En faisant le test, je n’ai pas osé prendre l’option « prédispositions génétiques » de peur de m’inquiéter inutilement pour mon fils. Grace à l’aide de l’adhérente d’une association, nous avions retrouvé mes arrière-grands-parents. Ça s’est arrêté là.

Puis en janvier 2021 alors que j’avais un peu lâché l’affaire, une pub est repassée à la télévision « faites revivre vos photos ». Avant d’aller au lit, je retrouve et ouvre l’application pour voir s’il y a du nouveau. Au lieu des deux parentés proches (mon frère et ma demie), j’en ai trois : « Jacques, relation estimée « père », ADN partagé 49,9% ». C’est le choc, l’excitation, l’impression d’avoir trouvé le Graal ! J’ai envoyé un message à Delphine, sa fille qui gère le compte. Elle attendait que je les contacte. Deux jours après j’ai Jacques au téléphone, c’est lui qui m’appelle. J’avais trop peur de le déranger. J’ai du mal à réaliser. Jacques est hyper-sympa, avenant. Il m’explique qu’il a pris la décision de faire un don parce que son demi-frère ne parvenait pas à avoir d’enfant. Il me donne plein d’informations sur mes antécédents « familiaux ». Il m’explique que lui-même ne connaissait pas son géniteur, qu’il l’a rencontré sur le tard. Un RDV est pris pour une rencontre. Lui et sa femme sont très chaleureux, ils me mettent à l’aise. En discutant il m’explique son parcours de vie et je le découvre, il est plutôt loquace, tout le contraire de mes deux parents. Il a « la niaque », un caractère bien trempé et il n’est pas langue de bois. Je me découvre des traits de caractères en commun. C’est surprenant, je ne m’attendais pas à ça, c’est au-delà de mes espérances. On parle de mes parents et de mon père. Il me montre des photos et finalement c’est encore mon frère qui lui ressemble le plus à 20 ans, c’est même impressionnant selon ma mère. Mon frère lui n’a pas souhaité le rencontrer. Jacques reste ouvert et respecte son choix. Deux de ses trois filles travaillent dans la même branche que moi, ça nécessite beaucoup d’empathie. Je trouve ça intrigant, c’est peut-être héréditaire ? Aujourd’hui on s’échange régulièrement des nouvelles, j’ai l’impression qu’il fait un peu partie de ma famille bien qu’il m’est impossible de le mettre au même niveau que mon père. Ça serait plus comme un oncle retrouvé.

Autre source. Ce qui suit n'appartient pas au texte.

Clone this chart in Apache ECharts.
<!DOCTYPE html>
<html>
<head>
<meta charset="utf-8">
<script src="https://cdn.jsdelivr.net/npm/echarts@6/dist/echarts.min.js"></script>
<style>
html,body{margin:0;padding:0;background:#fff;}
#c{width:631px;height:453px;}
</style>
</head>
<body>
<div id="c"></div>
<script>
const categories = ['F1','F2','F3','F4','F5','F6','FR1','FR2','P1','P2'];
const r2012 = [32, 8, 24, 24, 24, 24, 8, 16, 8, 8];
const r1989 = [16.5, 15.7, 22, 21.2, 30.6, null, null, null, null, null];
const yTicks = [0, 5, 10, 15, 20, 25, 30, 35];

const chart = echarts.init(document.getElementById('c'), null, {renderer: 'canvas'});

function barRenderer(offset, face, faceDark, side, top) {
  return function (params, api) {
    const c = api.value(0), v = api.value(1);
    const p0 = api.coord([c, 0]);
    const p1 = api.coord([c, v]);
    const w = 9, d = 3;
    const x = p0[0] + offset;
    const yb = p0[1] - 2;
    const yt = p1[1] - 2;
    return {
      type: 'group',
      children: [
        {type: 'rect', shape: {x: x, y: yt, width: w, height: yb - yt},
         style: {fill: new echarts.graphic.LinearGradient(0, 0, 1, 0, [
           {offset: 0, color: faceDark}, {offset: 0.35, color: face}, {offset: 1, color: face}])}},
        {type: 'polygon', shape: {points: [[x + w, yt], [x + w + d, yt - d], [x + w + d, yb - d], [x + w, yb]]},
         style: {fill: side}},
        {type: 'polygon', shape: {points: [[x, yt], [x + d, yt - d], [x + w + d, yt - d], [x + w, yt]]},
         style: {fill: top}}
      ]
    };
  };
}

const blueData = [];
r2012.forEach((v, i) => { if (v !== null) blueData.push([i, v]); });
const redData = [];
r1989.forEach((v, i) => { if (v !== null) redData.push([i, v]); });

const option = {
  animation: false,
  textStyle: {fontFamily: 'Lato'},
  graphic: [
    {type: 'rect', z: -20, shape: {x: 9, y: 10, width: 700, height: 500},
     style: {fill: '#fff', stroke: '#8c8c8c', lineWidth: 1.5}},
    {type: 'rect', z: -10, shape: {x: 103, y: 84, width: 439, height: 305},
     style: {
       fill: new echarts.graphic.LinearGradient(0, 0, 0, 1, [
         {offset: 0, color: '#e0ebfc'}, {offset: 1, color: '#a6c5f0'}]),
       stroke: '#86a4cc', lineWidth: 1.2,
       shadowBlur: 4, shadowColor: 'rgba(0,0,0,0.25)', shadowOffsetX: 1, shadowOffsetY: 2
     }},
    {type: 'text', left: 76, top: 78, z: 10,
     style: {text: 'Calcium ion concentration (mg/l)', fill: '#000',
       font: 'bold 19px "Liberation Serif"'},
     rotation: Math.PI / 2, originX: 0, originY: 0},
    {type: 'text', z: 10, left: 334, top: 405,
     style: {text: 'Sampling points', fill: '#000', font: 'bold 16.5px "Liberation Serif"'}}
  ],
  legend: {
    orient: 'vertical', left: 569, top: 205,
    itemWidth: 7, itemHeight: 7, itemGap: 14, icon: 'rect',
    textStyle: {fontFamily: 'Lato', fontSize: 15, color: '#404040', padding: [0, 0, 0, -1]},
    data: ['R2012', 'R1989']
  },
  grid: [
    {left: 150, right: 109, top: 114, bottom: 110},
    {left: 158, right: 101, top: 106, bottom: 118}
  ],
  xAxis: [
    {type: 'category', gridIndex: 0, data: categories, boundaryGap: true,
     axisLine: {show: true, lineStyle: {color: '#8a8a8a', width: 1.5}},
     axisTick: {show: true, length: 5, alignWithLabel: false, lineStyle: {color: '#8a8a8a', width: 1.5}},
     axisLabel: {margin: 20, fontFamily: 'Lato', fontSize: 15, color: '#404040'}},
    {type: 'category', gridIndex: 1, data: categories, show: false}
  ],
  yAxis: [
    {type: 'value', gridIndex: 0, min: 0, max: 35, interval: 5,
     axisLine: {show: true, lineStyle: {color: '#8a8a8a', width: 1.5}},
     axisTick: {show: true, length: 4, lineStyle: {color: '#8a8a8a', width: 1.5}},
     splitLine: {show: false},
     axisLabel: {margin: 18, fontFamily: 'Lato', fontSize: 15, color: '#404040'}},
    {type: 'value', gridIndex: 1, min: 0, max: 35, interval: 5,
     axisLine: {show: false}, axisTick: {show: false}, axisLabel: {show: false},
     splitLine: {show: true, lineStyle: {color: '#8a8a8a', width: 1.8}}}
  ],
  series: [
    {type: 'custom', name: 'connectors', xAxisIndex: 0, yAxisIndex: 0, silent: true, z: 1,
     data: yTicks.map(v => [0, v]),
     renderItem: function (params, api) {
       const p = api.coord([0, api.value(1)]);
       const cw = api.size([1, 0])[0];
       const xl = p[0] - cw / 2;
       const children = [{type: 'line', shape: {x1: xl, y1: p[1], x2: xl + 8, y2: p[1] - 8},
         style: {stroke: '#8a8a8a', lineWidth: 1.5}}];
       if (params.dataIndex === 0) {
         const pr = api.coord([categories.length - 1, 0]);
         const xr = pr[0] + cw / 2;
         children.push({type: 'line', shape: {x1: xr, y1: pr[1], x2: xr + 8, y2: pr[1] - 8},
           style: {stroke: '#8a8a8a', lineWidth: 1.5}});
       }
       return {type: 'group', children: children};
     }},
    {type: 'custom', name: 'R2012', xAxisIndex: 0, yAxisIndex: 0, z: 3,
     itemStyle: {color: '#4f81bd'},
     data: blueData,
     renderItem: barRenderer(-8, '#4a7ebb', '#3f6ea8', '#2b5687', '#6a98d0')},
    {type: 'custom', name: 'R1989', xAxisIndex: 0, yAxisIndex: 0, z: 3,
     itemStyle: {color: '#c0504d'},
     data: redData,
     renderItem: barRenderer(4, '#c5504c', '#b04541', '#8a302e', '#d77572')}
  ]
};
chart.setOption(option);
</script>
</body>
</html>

Finalement je suis très heureuse d’être une enfant issue de don. J’ai été désirée et aimée par mes deux parents. Et je peux me vanter d’avoir un arbre généalogique à trois branches. La rencontre de Jacques a permis d’apaiser mes craintes et interrogations. Cette année, mon mari a décidé de lui-même de donner au CECOS, je suis très fière de lui et de sa démarche. Comme on est au clair sur la notion de don et de non-filiation, il va donner de manière non-anonyme afin que les enfants IAD puissent avoir réponses à leurs questions plus tard, s’ils le souhaitent.